Retype nothing but the lines from the start of the material up to and including the line with "linestyle=(0, (3.4, 1.9)))". Pictures don't belong in the copy.
━━━ STORED DATA
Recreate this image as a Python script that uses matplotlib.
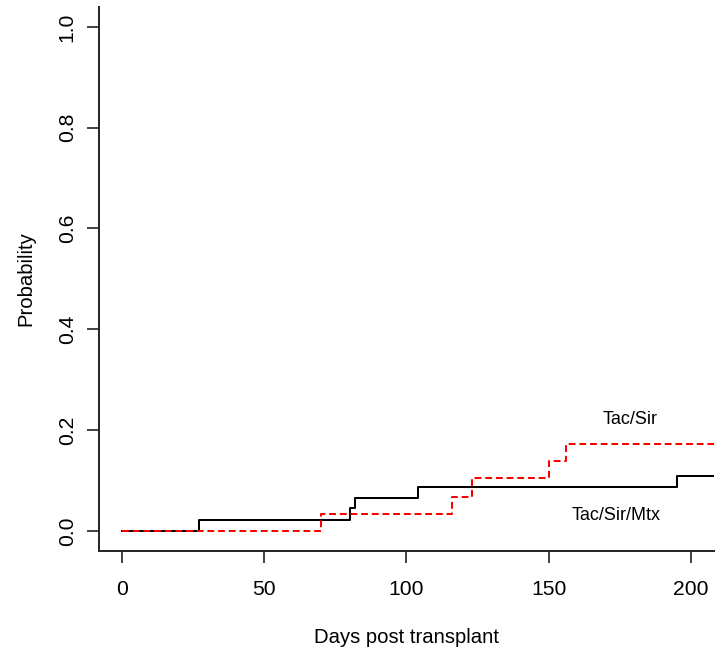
import matplotlib
matplotlib.use("Agg")
import matplotlib.pyplot as plt

plt.rcParams["font.family"] = ["Liberation Sans", "DejaVu Sans"]

# cumulative incidence step functions (day of step, value after step)
mtx_days = [0, 27, 80, 82, 104, 195, 210]
mtx_prob = [0.0, 0.021, 0.045, 0.065, 0.086, 0.109, 0.109]

sir_days = [0, 70, 116, 123, 150, 156, 210]
sir_prob = [0.0, 0.034, 0.068, 0.104, 0.139, 0.172, 0.172]

x_ticks = [0, 50, 100, 150, 200]
y_ticks = [0.0, 0.2, 0.4, 0.6, 0.8, 1.0]

fig = plt.figure(figsize=(7.24, 6.55), dpi=100)
ax = fig.add_axes([99 / 724, 104 / 655, 615 / 724, 544.3 / 655])

ax.step(mtx_days, mtx_prob, where="post", color="black", linewidth=1.45)
ax.step(sir_days, sir_prob, where="post", color="#ff0000", linewidth=1.45,
        linestyle=(0, (3.4, 1.9)))

ax.text(178.5, 0.22, "Tac/Sir", fontsize=13, ha="center", va="center")
ax.text(173.5, 0.031, "Tac/Sir/Mtx", fontsize=13, ha="center", va="center")

ax.set_xlim(-8, 208)
ax.set_ylim(-0.04, 1.04)
ax.set_xticks(x_ticks)
ax.set_xticklabels([str(t) for t in x_ticks])
ax.set_yticks(y_ticks)
ax.set_yticklabels([f"{t:.1f}" for t in y_ticks], rotation=90, va="center")

ax.tick_params(axis="both", direction="out", length=8.5, width=1.2,
               labelsize=15.2, color="#222222")
ax.tick_params(axis="x", pad=12.5)
ax.tick_params(axis="y", pad=7.5)

ax.set_xlabel("Days post transplant", fontsize=14.6, labelpad=21)
ax.set_ylabel("Probability", fontsize=14.6, labelpad=16)

for spine in ("top", "right"):
    ax.spines[spine].set_visible(False)
for spine in ("left", "bottom"):
    ax.spines[spine].set_linewidth(1.4)
    ax.spines[spine].set_color("#222222")

fig.savefig("out.png", dpi=100)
━━━━━━
EXPECTED ANSWER:
Recreate this image as a Python script that uses matplotlib.
import matplotlib
matplotlib.use("Agg")
import matplotlib.pyplot as plt

plt.rcParams["font.family"] = ["Liberation Sans", "DejaVu Sans"]

# cumulative incidence step functions (day of step, value after step)
mtx_days = [0, 27, 80, 82, 104, 195, 210]
mtx_prob = [0.0, 0.021, 0.045, 0.065, 0.086, 0.109, 0.109]

sir_days = [0, 70, 116, 123, 150, 156, 210]
sir_prob = [0.0, 0.034, 0.068, 0.104, 0.139, 0.172, 0.172]

x_ticks = [0, 50, 100, 150, 200]
y_ticks = [0.0, 0.2, 0.4, 0.6, 0.8, 1.0]

fig = plt.figure(figsize=(7.24, 6.55), dpi=100)
ax = fig.add_axes([99 / 724, 104 / 655, 615 / 724, 544.3 / 655])

ax.step(mtx_days, mtx_prob, where="post", color="black", linewidth=1.45)
ax.step(sir_days, sir_prob, where="post", color="#ff0000", linewidth=1.45,
        linestyle=(0, (3.4, 1.9)))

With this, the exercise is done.